DATASET EXCERPTS:
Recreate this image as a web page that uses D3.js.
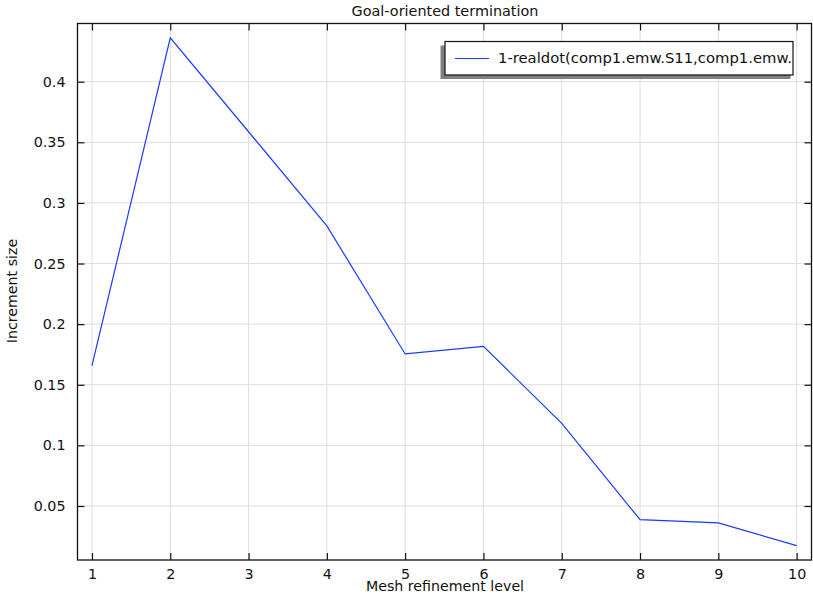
---
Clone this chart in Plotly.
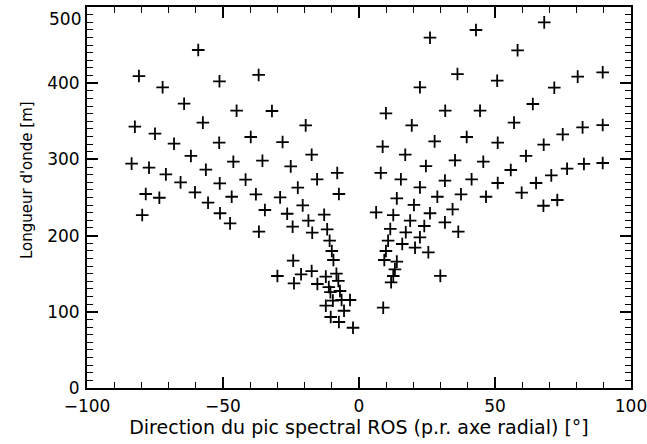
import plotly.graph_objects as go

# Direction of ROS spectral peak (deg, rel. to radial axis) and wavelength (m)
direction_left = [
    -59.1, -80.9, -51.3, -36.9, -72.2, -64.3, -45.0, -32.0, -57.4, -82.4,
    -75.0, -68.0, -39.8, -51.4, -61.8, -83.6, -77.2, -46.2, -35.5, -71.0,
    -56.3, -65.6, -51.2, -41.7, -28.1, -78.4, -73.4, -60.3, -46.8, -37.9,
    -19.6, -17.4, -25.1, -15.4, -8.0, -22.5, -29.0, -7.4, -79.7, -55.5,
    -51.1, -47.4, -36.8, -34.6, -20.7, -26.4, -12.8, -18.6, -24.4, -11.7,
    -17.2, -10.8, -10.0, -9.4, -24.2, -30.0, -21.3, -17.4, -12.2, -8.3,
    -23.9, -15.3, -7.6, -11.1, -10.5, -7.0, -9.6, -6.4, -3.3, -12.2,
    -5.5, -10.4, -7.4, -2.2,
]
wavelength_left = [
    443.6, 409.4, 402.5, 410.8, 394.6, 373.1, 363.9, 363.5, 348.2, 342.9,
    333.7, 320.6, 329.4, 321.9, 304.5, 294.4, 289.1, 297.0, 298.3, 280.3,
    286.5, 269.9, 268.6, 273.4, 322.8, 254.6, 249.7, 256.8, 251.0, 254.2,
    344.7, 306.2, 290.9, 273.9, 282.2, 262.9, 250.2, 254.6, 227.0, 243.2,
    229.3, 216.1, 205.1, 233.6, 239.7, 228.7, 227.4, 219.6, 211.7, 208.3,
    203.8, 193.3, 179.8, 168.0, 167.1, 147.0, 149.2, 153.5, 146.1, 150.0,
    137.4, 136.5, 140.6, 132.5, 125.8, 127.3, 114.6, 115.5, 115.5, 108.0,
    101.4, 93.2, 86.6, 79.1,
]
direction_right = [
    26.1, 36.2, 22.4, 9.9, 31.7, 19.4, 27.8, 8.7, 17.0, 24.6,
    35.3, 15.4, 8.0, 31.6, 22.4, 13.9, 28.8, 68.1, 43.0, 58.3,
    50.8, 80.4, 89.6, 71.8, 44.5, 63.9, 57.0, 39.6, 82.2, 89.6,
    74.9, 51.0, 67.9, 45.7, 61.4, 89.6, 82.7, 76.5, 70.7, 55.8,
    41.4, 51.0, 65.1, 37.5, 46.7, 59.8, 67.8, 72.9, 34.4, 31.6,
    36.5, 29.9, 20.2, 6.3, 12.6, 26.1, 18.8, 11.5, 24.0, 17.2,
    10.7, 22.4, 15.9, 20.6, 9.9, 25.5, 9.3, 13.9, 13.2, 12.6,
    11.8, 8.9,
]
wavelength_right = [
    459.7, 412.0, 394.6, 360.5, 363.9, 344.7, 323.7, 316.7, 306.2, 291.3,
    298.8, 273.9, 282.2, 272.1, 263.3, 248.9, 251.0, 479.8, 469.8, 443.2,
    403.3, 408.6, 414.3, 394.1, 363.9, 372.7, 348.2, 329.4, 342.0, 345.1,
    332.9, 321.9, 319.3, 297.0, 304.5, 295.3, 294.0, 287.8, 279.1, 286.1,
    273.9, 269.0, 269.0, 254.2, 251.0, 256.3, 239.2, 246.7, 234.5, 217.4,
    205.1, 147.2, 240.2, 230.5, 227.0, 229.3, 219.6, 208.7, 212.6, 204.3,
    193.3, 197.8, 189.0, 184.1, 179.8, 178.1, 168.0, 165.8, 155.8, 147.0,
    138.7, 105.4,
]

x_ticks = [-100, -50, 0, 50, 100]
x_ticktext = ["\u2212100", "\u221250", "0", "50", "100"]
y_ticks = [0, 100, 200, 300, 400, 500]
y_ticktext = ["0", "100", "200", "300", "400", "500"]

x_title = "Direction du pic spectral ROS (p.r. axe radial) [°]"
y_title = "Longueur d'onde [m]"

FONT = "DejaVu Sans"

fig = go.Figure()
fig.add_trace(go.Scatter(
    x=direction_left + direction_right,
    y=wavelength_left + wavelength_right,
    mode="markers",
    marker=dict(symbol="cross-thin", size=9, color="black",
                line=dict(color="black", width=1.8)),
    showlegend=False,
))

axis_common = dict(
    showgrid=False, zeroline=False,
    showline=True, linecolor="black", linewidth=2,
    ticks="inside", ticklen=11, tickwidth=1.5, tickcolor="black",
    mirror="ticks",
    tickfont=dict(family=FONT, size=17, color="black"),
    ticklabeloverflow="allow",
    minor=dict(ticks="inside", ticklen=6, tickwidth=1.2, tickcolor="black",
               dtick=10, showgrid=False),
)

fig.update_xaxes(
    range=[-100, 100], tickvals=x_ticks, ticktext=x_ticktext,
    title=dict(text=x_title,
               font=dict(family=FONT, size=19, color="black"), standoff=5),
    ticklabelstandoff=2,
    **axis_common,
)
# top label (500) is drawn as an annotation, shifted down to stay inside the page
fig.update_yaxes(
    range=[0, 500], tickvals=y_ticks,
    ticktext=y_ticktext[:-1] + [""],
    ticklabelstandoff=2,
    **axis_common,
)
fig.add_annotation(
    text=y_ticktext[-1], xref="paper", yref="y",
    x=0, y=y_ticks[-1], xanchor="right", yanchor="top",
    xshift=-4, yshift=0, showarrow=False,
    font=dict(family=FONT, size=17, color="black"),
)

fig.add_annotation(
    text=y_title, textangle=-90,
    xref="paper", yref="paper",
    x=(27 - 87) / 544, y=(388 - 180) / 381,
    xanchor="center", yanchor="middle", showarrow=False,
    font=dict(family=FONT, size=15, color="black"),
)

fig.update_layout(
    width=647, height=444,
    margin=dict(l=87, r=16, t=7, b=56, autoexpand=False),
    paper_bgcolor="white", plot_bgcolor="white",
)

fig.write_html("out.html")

PROBLEM: Both the line containing "Clone this chart in Plotly." and the line containing "import plotly.graph_objects as go" belong in the copy, along with every line between them. Reproduce that stretch exactly, without the pictures.

SOLUTION TO THIS TASK:
Clone this chart in Plotly.
import plotly.graph_objects as go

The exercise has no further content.